Mustafa Ali Aykol: Her ne kadar ABD’de Trump’ın çağrısı üzerine Kongre binasının basılmasının ardından yoğunlaşmış olsa da siyasal şiddet tartışması dünya için de Türkiye için de yeni bir şey değil. Türkiye’de CHP Genel Başkanı Kemal Kılıçdaroğlu’na yapılan yumruklu saldırı, İYİ Parti Genel Başkanı Meral Akşener’in evinin önündeki eylem, Gelecek Partisi Genel Başkan Yardımcısı Selçuk Özdağ’ın uğradığı saldırı, gazetecilerin, sanatçıların uğradıkları çeşitli saldırılar sadece birkaç örnek. Peki nedir bu siyasal şiddet?
Cennet Uslu: Çok basit bir tanım yapabiliriz. Siyasal saiklerle uygulanan şiddet olarak tanımlayabiliriz siyasal şiddeti.
Siyasal şiddetin uygulayıcısı kimler?
Öncelikle, devletler ya da iktidarlar siyasal şiddet uygulayabiliyorlar. Bunlar işkence olabiliyor, gözaltında kayıplar olabiliyor, kaçırılmalar olabiliyor.
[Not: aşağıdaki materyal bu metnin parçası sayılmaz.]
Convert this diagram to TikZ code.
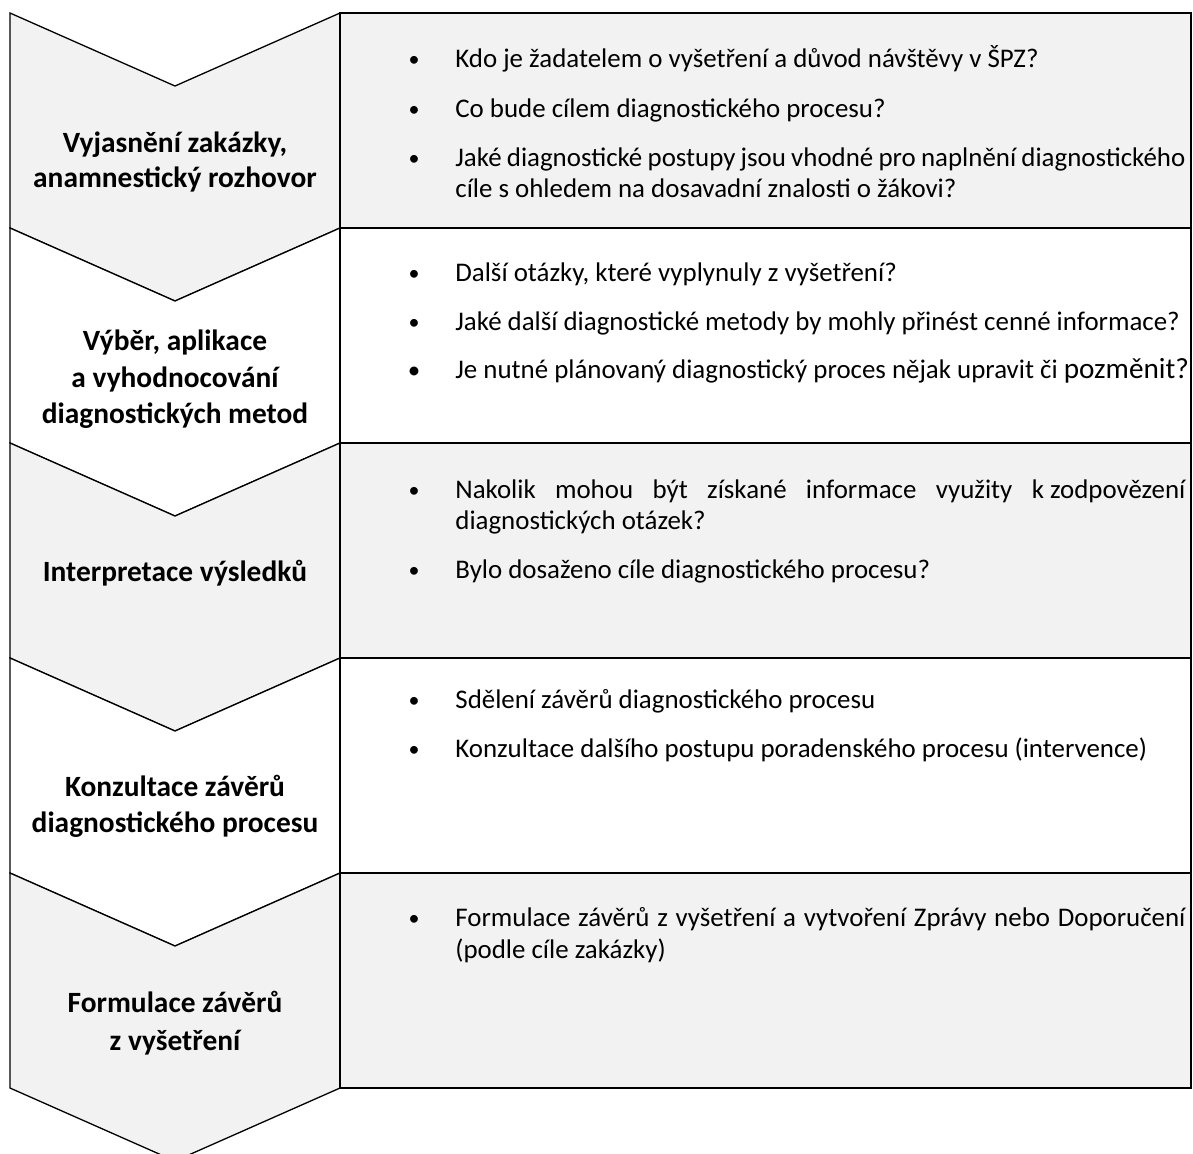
\documentclass[tikz,border=0pt]{standalone}
\usepackage{fontspec}
\setmainfont{Carlito}
\definecolor{lightg}{HTML}{F2F2F2}
\begin{document}
\begin{tikzpicture}[x=0.5pt,y=-0.5pt,
  chev/.style={draw=black, line width=0.65pt, line join=miter},
  rbox/.style={draw=black, line width=1.2pt},
  lbl/.style={font=\fontsize{14.7}{18}\selectfont\bfseries, anchor=base, inner sep=0pt},
  txt/.style={font=\fontsize{13.45}{16}\selectfont, anchor=base west, inner sep=0pt},
  bul/.style={font=\fontsize{11}{13}\selectfont, anchor=base, inner sep=0pt}]
\useasboundingbox (0,0) rectangle (1193,1153);
\clip (0,0) rectangle (1193,1153);
% chevrons
\foreach \i/\f in {0/lightg,1/white,2/lightg,3/white,4/lightg}{
  \pgfmathsetmacro{\T}{13+215*\i}
  \filldraw[chev, fill=\f] (10,\T) -- (175,\T+73) -- (340,\T) -- (340,\T+215) -- (175,\T+288) -- (10,\T+215) -- cycle;
}
% right boxes
\foreach \i/\f in {0/lightg,1/white,2/lightg,3/white,4/lightg}{
  \pgfmathsetmacro{\T}{13+215*\i}
  \filldraw[rbox, fill=\f] (340,\T) rectangle (1191,\T+215);
}
% left labels
\node[lbl] (l1a) at (175,152) {Vyjasnění zakázky,};
\node[lbl] (l1b) at (175,187) {anamnestický rozhovor};
\node[lbl] (l2a) at (175,350) {Výběr, aplikace};
\node[lbl] (l2b) at (175,387) {a vyhodnocování};
\node[lbl] (l2c) at (175,423) {diagnostických metod};
\node[lbl] (l3a) at (175,581) {Interpretace výsledků};
\node[lbl] (l4a) at (175,796) {Konzultace závěrů};
\node[lbl] (l4b) at (175,832) {diagnostického procesu};
\node[lbl] (l5a) at (175,1012) {Formulace závěrů};
\node[lbl] (l5b) at (175,1050) {z vyšetření};
% row 1
\node[bul] (b1a) at (414,66) {•};
\node[txt] (t1a) at (455,67) {Kdo je žadatelem o vyšetření a důvod návštěvy v ŠPZ?};
\node[bul] (b1b) at (414,116) {•};
\node[txt] (t1b) at (455,117) {Co bude cílem diagnostického procesu?};
\node[bul] (b1c) at (414,165) {•};
\node[txt] (t1c) at (455,166) {\makebox[365pt][s]{Jaké diagnostické postupy jsou vhodné pro naplnění diagnostického}};
\node[txt] (t1d) at (455,197) {cíle s ohledem na dosavadní znalosti o žákovi?};
% row 2
\node[bul] (b2a) at (414,280) {•};
\node[txt] (t2a) at (455,281) {Další otázky, které vyplynuly z vyšetření?};
\node[bul] (b2b) at (414,329) {•};
\node[txt] (t2b) at (455,330) {Jaké další diagnostické metody by mohly přinést cenné informace?};
\node[bul,font=\fontsize{12.5}{14}\selectfont] (b2c) at (414,378) {•};
\node[txt] (t2c) at (455,378) {Je nutné plánovaný diagnostický proces nějak upravit či {\fontsize{14.6}{17}\selectfont pozměnit?}};
% row 3
\node[bul] (b3a) at (414,497) {•};
\node[txt] (t3a) at (455,498) {\makebox[365pt][s]{Nakolik mohou být získané informace využity \mbox{k zodpovězení}}};
\node[txt] (t3b) at (455,529) {diagnostických otázek?};
\node[bul] (b3c) at (414,577) {•};
\node[txt] (t3c) at (455,578) {Bylo dosaženo cíle diagnostického procesu?};
% row 4
\node[bul] (b4a) at (414,707) {•};
\node[txt] (t4a) at (455,708) {Sdělení závěrů diagnostického procesu};
\node[bul] (b4b) at (414,756) {•};
\node[txt] (t4b) at (455,757) {Konzultace dalšího postupu poradenského procesu (intervence)};
% row 5
\node[bul] (b5a) at (414,925) {•};
\node[txt] (t5a) at (455,926) {\makebox[365pt][s]{Formulace závěrů z vyšetření a vytvoření Zprávy nebo Doporučení}};
\node[txt] (t5b) at (455,958) {(podle cíle zakázky)};
\end{tikzpicture}
\end{document}
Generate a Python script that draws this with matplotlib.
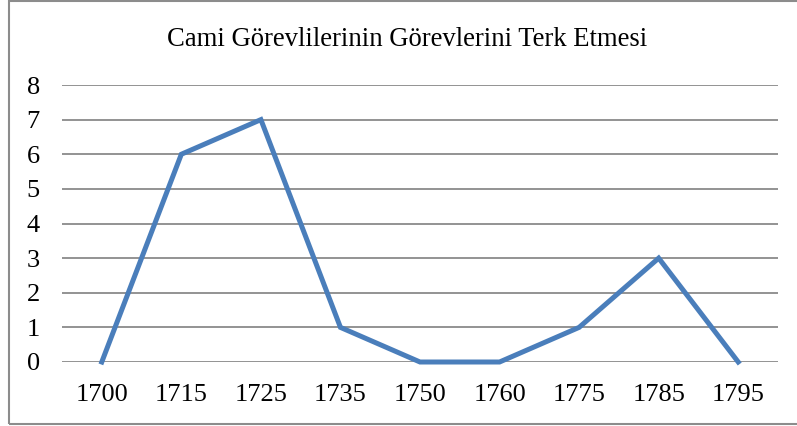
import matplotlib
matplotlib.use("Agg")
import matplotlib.pyplot as plt
from matplotlib.patches import Rectangle

categories = ["1700", "1715", "1725", "1735", "1750", "1760", "1775", "1785", "1795"]
values = [0, 6, 7, 1, 0, 0, 1, 3, 0]
title = "Cami Görevlilerinin Görevlerini Terk Etmesi"

W, H = 797, 426
fig = plt.figure(figsize=(W / 100, H / 100), dpi=100)
plt.rcParams['font.family'] = ['Liberation Serif', 'DejaVu Serif']

# outer border
fig.patches.append(Rectangle((9 / W, 1 - 424 / H), (800 - 9) / W, (424 - 1) / H,
                             transform=fig.transFigure, fill=False,
                             edgecolor='#8c8c8c', linewidth=1.5))

ax = fig.add_axes([62 / W, 1 - 362 / H, (778 - 62) / W, (362 - 85) / H])
x = list(range(len(categories)))
ax.plot(x, values, color='#4a7ebb', linewidth=3.6, solid_joinstyle='miter', zorder=3)
ax.set_xlim(-0.5, len(categories) - 0.5)
ax.set_ylim(0, 8)
ax.set_yticks(range(0, 9))
ax.set_xticks(x)
ax.set_xticklabels(categories)
ax.grid(axis='y', color='#8a8a8a', linewidth=1.3)
ax.set_axisbelow(True)
for s in ax.spines.values():
    s.set_visible(False)
ax.tick_params(axis='both', length=0, labelsize=19, colors='black')
ax.tick_params(axis='y', pad=16)
ax.tick_params(axis='x', pad=16)
for ln in ax.lines:
    ln.set_clip_on(False)

fig.text((166 + 648) / 2 / W, 1 - 40 / H, title, ha='center', va='center', fontsize=19.2)

fig.savefig("out.png", dpi=100)
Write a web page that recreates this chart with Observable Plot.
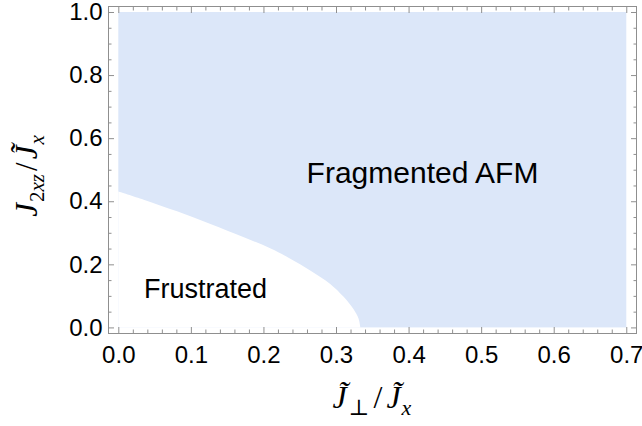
<!DOCTYPE html>
<html>
<head>
<meta charset="utf-8">
<script src="https://cdn.jsdelivr.net/npm/d3@7"></script>
<script src="https://cdn.jsdelivr.net/npm/@observablehq/plot@0.6"></script>
<style>
  html, body { margin: 0; padding: 0; background: white; }
</style>
</head>
<body>
<div id="chart"></div>
<script>
// ---- data ----
const regionX = [0, 0.7];   // extent of the computed phase diagram (x)
const regionY = [0, 1.0];   // extent (y)
// boundary of the "Frustrated" phase (ordered by y)
const boundaryY = [0, 0.028, 0.058, 0.097, 0.138, 0.180, 0.218, 0.250, 0.286, 0.328, 0.368, 0.405, 0.431];
const boundaryX = [0.3335, 0.331, 0.324, 0.3105, 0.292, 0.265, 0.237, 0.21, 0.173, 0.127, 0.081, 0.035, 0];
const phaseNames = ["Fragmented AFM", "Frustrated"];
const phaseX = [0.4185, 0.1195];
const phaseY = [0.458, 0.094];
const xMajor = [0, 0.1, 0.2, 0.3, 0.4, 0.5, 0.6, 0.7];
const yMajor = [0, 0.2, 0.4, 0.6, 0.8, 1.0];
const xMinor = d3.range(0, 36).map(i => i * 0.02).filter(v => Math.abs(v * 10 - Math.round(v * 10)) > 1e-6);
const yMinor = d3.range(0, 21).map(i => i * 0.05).filter(v => Math.abs(v * 5 - Math.round(v * 5)) > 1e-6);

// ---- build ----
const region = [{x1: regionX[0], x2: regionX[1], y1: regionY[0], y2: regionY[1]}];
const boundary = boundaryY.map((y, i) => ({y, x: boundaryX[i]}));
const phases = phaseNames.map((name, i) => ({name, x: phaseX[i], y: phaseY[i]}));

const blue = "#dce7f9";
const gray = "#8f8f8f";
const W = 642, H = 426;
const mL = 108, mR = 6, mT = 6, mB = 93;

const chart = Plot.plot({
  width: W, height: H,
  marginLeft: mL, marginRight: mR, marginTop: mT, marginBottom: mB,
  x: {domain: [-0.0142, 0.7134]},
  y: {domain: [-0.0177, 1.019]},
  style: {fontFamily: "'Liberation Sans', Arial, Helvetica, sans-serif", background: "white", color: "black"},
  marks: [
    Plot.rect(region, {x1: "x1", x2: "x2", y1: "y1", y2: "y2", fill: blue}),
    Plot.areaX(boundary, {y: "y", x1: 0, x2: "x", fill: "white", curve: "catmull-rom"}),
    Plot.text(phases.slice(0, 1), {x: "x", y: "y", text: "name", fontSize: 30, lineAnchor: "bottom", fill: "black"}),
    Plot.text(phases.slice(1), {x: "x", y: "y", text: "name", fontSize: 27, lineAnchor: "bottom", fill: "black"}),
    Plot.frame({stroke: gray}),
    // inward major ticks on all sides
    Plot.axisX(xMajor, {anchor: "bottom", tickSize: 6, dy: -6, tickFormat: () => "", stroke: gray, label: null}),
    Plot.axisX(xMajor, {anchor: "top", tickSize: 6, dy: 6, tickFormat: () => "", stroke: gray, label: null}),
    Plot.axisY(yMajor, {anchor: "left", tickSize: 6, dx: 6, tickFormat: () => "", stroke: gray, label: null}),
    Plot.axisY(yMajor, {anchor: "right", tickSize: 6, dx: -6, tickFormat: () => "", stroke: gray, label: null}),
    // inward minor ticks
    Plot.axisX(xMinor, {anchor: "bottom", tickSize: 3.5, dy: -3.5, tickFormat: () => "", stroke: gray, label: null}),
    Plot.axisX(xMinor, {anchor: "top", tickSize: 3.5, dy: 3.5, tickFormat: () => "", stroke: gray, label: null}),
    Plot.axisY(yMinor, {anchor: "left", tickSize: 3.5, dx: 3.5, tickFormat: () => "", stroke: gray, label: null}),
    Plot.axisY(yMinor, {anchor: "right", tickSize: 3.5, dx: -3.5, tickFormat: () => "", stroke: gray, label: null}),
    // tick labels
    Plot.axisX(xMajor, {anchor: "bottom", tickSize: 0, tickPadding: 12, tickFormat: d3.format(".1f"), fontSize: 24, fill: "black", label: null}),
    Plot.axisY(yMajor, {anchor: "left", tickSize: 0, tickPadding: 6, tickFormat: d3.format(".1f"), fontSize: 24, fill: "black", label: null})
  ]
});
document.getElementById("chart").appendChild(chart);

// ---- math axis labels (real text with subscripts) ----
const svg = d3.select(chart);
const xr = chart.scale("x").range;
const serif = "'Liberation Serif', 'DejaVu Serif', 'Times New Roman', serif";

function addParts(textSel, parts) {
  for (const p of parts) {
    const t = textSel.append("tspan").text(p.t);
    if (p.i) t.attr("font-style", "italic");
    if (p.s) t.attr("font-size", p.s);
    if (p.dy) t.attr("dy", p.dy);
    if (p.dx) t.attr("dx", p.dx);
  }
}

const xlab = svg.append("text")
  .attr("x", (xr[0] + xr[1]) / 2)
  .attr("y", H - mB + 75)
  .attr("text-anchor", "middle")
  .attr("font-family", serif)
  .attr("font-size", 32)
  .attr("fill", "black");
addParts(xlab, [
  {t: "J\u0303", i: true},
  {t: "\u22A5", s: 22, dy: 7, dx: 2},
  {t: "/", dy: -7, dx: 4},
  {t: "J\u0303", i: true, dx: 4},
  {t: "x", i: true, s: 22, dy: 7, dx: 1}
]);

const ylab = svg.append("text")
  .attr("transform", `translate(37,176) rotate(-90)`)
  .attr("text-anchor", "middle")
  .attr("font-family", serif)
  .attr("font-size", 31)
  .attr("fill", "black");
addParts(ylab, [
  {t: "J", i: true},
  {t: "2", s: 21, dy: 7, dx: 1},
  {t: "xz", i: true, s: 21},
  {t: "/", dy: -7, dx: 3},
  {t: "J\u0303", i: true, dx: 3},
  {t: "x", i: true, s: 21, dy: 7, dx: 1}
]);
</script>
</body>
</html>
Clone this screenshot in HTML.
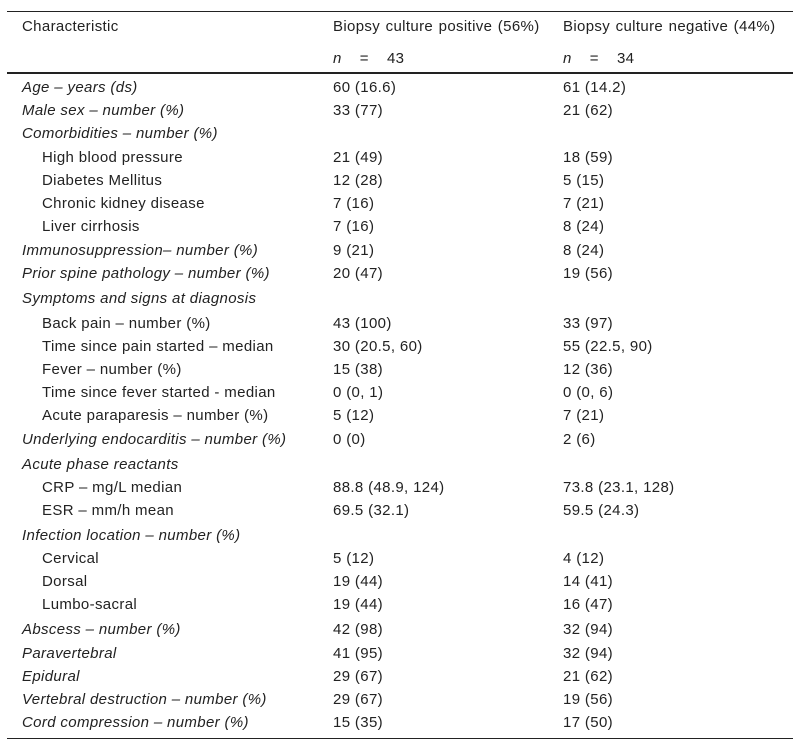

İkinci grup organize örgütler, illegal örgütler. Bu örgütler de kendi katı ideolojik görüşleri doğrultusunda siyasi hedeflerine ulaşabilmek için şiddetin tek geçerli yol olduğunu düşünüyorlar. Terör yoluyla propagandalarını yapıp amaçlarına ulaşmaya çalışıyorlar. Katı bir örgütlenmeyle, silah kullanımını da içeren bir örgütlenmeyle bir ideoloji etrafında bir araya geliyorlar.
Siyasal hareketlerin bir ayağında şiddet uygulama hali, hedeflerine ulaşma konusunda şiddeti doğrudan ya da dolaylı şekilde kullanma durumu söz konusu olabiliyor.
Bu durum bazen toplumsal iç savaşa vs bile dönebiliyor.
Siyasal şiddet, haliyle demokratik sistemler açısından siyasetin gayrimeşru versiyonu; siyaseti dışlayan, reddeden, siyasetin dışında amaçlara ulaşmak için kullanılan bir araç gibi görünüyor. Bunun için sistemin az ya da çok demokratik bir sistem olması, muhalefetin kendini az ya da çok ifade edebiliyor olması gerekiyor.
Böyle bir ortamda şiddet kullanmak illegal olmasının yanı sıra gayrimeşru olarak da kabul edilebiliyor.